→ TASK TO CARRY OUT
Without the pictures, please reproduce only the lines from the one with "Clone this chart" through the one with "const TICK_COLOR = '#1c1c2c';", both included.

→ AVAILABLE RECORDS
------------------------------------
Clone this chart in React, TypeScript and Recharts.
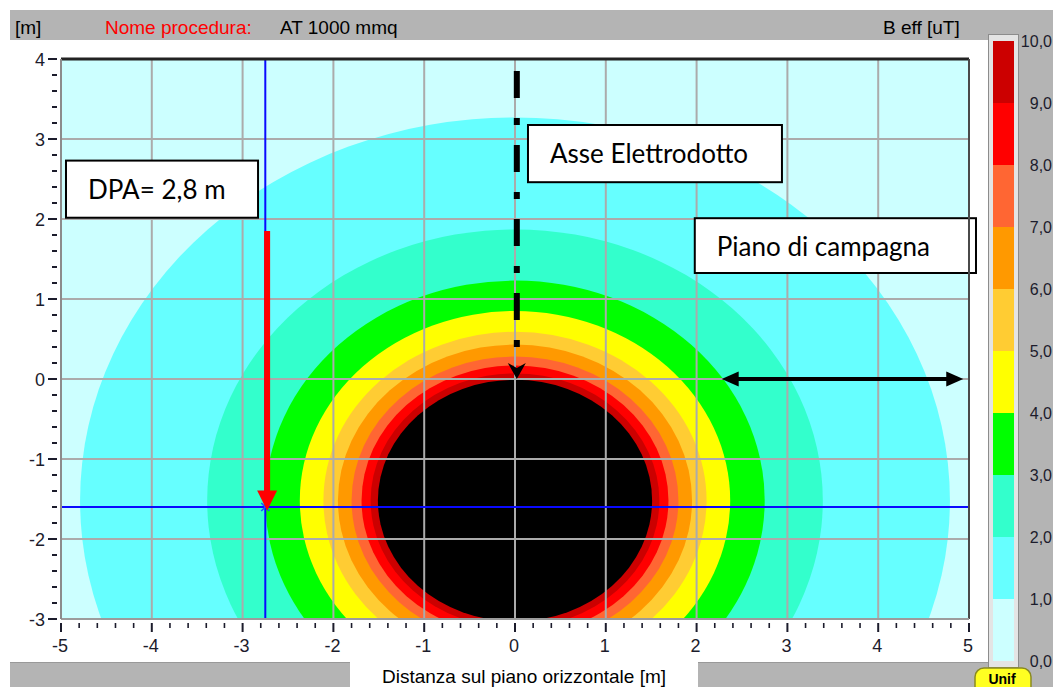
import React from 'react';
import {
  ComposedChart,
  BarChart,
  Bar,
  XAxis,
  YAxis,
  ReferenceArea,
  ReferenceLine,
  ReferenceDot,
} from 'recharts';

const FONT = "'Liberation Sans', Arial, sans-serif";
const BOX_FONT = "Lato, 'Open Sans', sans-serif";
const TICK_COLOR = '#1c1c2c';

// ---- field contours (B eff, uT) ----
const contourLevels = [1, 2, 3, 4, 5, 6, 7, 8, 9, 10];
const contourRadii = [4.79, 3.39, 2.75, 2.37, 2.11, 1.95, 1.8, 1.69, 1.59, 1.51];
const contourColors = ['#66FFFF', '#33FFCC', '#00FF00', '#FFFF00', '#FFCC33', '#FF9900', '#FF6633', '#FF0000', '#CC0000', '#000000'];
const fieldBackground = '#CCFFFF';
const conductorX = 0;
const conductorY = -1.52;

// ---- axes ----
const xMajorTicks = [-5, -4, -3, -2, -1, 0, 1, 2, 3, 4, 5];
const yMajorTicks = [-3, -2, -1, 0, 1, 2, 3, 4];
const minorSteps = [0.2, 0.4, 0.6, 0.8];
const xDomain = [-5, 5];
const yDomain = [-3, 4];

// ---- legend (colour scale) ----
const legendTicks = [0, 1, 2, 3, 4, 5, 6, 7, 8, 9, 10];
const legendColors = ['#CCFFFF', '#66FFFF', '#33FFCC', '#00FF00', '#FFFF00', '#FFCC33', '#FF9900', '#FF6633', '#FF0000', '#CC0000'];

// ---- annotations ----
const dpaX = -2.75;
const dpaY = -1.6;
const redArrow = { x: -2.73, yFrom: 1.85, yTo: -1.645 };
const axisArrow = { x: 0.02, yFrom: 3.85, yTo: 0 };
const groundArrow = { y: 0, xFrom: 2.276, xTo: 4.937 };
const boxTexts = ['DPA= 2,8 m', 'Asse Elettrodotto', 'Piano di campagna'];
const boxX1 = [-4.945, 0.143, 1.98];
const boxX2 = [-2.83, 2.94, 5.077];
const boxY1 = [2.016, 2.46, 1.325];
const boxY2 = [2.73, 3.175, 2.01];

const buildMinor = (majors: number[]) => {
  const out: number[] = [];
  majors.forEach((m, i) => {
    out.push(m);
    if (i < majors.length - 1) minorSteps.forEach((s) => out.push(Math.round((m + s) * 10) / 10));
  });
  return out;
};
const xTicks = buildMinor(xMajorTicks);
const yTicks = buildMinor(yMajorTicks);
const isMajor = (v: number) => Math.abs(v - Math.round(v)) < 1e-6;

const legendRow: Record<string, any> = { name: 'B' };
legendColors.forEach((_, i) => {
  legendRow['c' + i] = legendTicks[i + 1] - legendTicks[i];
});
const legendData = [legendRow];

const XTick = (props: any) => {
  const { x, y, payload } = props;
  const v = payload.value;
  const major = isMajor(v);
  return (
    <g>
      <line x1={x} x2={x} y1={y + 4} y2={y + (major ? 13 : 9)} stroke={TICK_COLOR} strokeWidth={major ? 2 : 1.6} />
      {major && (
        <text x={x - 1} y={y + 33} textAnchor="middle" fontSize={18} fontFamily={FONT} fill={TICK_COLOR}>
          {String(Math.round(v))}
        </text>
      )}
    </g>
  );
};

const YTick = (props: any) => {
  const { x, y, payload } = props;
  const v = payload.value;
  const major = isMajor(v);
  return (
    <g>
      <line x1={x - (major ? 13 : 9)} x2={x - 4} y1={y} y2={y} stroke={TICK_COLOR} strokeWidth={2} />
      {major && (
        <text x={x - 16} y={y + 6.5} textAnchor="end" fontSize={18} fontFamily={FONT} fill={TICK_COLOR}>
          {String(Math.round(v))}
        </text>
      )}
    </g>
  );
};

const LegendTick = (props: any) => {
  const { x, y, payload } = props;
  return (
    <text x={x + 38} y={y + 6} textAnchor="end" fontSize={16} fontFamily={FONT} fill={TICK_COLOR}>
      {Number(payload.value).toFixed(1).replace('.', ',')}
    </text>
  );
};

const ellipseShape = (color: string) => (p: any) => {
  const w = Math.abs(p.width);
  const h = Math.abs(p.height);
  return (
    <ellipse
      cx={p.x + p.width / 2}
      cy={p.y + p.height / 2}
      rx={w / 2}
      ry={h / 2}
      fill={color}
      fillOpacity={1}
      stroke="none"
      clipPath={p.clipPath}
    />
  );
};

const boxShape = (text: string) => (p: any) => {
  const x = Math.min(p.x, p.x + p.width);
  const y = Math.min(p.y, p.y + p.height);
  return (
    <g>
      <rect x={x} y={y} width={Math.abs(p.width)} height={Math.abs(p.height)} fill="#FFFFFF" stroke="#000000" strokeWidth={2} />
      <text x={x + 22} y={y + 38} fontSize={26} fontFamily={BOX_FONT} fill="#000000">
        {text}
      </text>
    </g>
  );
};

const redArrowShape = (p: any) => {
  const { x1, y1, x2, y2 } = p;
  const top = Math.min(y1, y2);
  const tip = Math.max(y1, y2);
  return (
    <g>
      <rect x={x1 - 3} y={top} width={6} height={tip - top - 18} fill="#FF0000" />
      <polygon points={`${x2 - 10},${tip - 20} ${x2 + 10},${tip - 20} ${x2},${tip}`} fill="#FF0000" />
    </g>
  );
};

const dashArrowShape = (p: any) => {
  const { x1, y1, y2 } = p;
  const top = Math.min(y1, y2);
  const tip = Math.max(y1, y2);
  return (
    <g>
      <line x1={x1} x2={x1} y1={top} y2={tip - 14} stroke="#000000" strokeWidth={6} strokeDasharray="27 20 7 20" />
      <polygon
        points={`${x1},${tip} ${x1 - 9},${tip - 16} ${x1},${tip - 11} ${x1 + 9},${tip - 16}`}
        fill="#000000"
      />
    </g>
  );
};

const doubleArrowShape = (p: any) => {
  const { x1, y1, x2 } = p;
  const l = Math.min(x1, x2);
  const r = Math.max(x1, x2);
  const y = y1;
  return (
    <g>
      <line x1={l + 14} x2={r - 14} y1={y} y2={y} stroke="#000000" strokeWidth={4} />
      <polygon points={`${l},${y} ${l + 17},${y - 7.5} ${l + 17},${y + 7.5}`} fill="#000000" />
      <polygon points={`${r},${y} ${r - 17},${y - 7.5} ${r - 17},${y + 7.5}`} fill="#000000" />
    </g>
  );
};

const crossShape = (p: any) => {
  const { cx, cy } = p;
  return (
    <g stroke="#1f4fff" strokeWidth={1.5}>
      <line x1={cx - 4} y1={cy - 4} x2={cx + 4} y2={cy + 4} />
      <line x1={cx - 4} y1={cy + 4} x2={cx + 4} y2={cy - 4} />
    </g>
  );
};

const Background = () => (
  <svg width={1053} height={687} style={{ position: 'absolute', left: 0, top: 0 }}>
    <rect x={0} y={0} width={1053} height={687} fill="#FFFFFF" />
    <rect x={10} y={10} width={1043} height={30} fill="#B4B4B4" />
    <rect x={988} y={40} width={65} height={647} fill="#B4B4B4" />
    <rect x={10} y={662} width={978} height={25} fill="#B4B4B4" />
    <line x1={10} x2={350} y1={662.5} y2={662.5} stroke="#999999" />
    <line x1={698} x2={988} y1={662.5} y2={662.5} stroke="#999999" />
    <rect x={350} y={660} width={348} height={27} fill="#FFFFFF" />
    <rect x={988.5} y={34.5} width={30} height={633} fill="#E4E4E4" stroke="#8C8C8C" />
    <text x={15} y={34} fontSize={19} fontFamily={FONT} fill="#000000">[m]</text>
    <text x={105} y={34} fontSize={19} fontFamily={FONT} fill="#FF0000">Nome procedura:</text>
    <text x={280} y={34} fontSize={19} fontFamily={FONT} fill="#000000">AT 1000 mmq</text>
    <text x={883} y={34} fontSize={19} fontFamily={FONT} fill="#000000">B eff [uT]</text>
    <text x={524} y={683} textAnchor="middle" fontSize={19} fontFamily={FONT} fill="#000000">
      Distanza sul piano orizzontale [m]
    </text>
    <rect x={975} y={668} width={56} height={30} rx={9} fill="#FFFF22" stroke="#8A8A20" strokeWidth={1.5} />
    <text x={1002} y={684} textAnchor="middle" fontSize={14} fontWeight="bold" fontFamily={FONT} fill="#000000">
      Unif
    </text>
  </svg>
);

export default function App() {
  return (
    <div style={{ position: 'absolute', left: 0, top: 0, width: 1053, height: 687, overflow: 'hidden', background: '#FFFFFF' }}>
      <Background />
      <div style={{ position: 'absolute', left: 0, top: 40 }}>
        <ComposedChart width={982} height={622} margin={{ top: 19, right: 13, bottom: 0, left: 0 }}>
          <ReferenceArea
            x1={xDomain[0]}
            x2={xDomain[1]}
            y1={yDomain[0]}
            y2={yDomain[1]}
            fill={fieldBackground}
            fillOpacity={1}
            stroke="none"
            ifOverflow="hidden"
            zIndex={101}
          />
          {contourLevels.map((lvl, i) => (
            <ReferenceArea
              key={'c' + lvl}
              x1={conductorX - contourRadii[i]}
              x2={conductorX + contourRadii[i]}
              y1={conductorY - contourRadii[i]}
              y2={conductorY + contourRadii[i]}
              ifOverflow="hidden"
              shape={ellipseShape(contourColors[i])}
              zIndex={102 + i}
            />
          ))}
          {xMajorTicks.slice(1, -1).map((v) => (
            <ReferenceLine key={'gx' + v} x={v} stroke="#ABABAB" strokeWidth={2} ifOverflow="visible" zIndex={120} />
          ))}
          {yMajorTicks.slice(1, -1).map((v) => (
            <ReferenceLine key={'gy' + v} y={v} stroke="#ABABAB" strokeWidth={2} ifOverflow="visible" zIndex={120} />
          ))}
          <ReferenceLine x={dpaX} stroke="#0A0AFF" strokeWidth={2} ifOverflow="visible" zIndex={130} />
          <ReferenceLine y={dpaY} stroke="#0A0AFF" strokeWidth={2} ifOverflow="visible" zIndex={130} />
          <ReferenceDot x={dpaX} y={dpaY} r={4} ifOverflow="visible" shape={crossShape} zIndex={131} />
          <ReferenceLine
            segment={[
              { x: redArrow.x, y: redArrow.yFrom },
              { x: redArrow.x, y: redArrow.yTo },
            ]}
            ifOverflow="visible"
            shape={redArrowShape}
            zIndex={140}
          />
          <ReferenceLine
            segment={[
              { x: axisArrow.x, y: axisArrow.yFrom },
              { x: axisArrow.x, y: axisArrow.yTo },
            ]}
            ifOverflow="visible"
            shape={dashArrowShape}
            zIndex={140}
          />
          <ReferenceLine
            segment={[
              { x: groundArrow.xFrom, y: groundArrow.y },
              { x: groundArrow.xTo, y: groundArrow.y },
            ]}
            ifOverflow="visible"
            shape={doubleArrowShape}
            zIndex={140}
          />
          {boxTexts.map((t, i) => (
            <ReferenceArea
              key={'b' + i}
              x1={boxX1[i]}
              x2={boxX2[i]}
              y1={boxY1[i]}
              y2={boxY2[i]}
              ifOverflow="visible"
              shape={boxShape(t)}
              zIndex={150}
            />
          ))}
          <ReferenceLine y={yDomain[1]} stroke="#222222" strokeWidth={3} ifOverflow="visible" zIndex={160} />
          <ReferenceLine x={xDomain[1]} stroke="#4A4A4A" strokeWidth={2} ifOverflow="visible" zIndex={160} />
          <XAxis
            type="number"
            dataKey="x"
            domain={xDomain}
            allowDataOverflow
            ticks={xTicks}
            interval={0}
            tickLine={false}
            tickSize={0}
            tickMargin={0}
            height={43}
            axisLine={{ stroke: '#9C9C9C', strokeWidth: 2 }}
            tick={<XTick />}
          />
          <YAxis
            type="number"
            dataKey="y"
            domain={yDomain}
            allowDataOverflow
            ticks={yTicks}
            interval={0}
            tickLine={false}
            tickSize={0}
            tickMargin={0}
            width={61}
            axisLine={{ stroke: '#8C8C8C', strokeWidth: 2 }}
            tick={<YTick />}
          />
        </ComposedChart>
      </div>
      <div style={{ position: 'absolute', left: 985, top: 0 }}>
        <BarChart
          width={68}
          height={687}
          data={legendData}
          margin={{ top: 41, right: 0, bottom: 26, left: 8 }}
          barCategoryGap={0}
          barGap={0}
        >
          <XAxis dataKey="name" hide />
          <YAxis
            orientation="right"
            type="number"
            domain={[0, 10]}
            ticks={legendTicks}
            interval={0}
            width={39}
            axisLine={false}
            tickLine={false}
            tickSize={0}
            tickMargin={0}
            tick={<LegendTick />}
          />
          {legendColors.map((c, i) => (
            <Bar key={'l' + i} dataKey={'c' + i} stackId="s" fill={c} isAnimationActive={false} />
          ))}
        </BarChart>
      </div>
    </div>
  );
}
------------------------------------
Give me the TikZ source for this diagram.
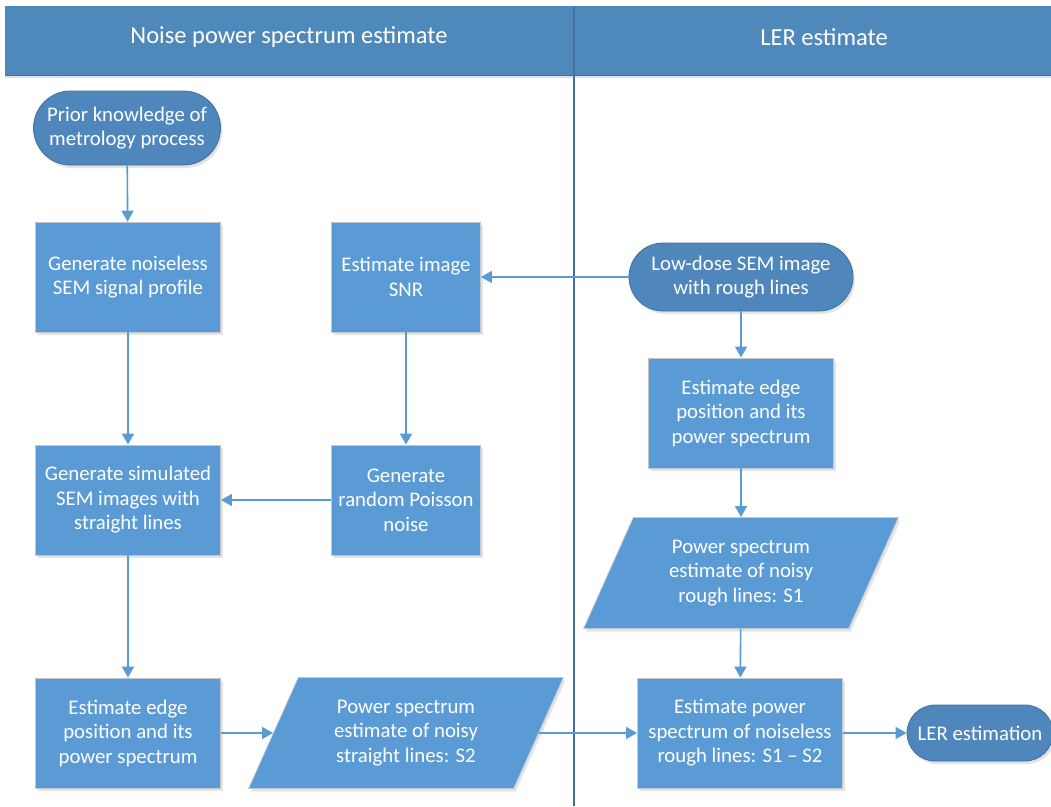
------------------------------------
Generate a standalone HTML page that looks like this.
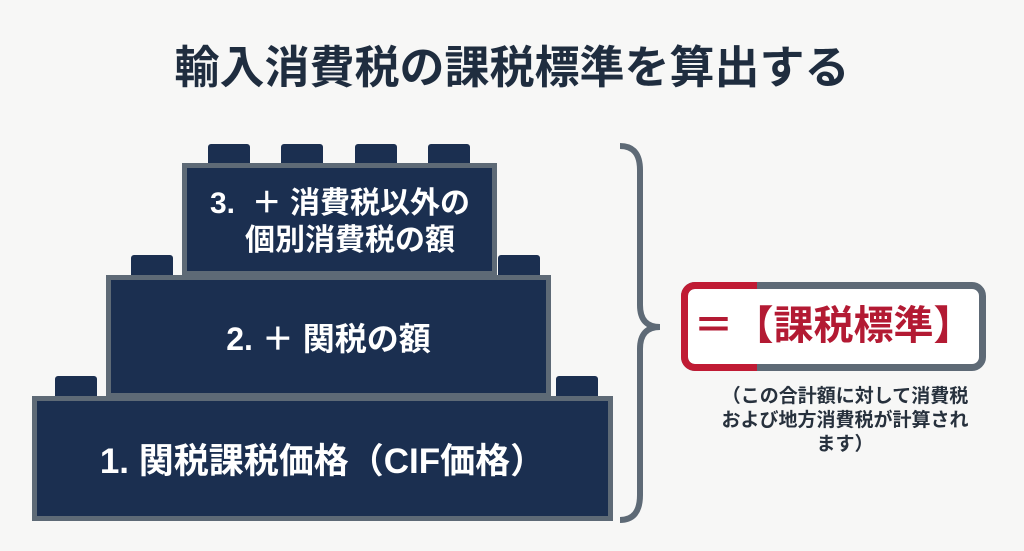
------------------------------------
→ THE ANSWER
Clone this chart in React, TypeScript and Recharts.
import React from 'react';
import {
  ComposedChart,
  BarChart,
  Bar,
  XAxis,
  YAxis,
  ReferenceArea,
  ReferenceLine,
  ReferenceDot,
} from 'recharts';

const FONT = "'Liberation Sans', Arial, sans-serif";
const BOX_FONT = "Lato, 'Open Sans', sans-serif";
const TICK_COLOR = '#1c1c2c';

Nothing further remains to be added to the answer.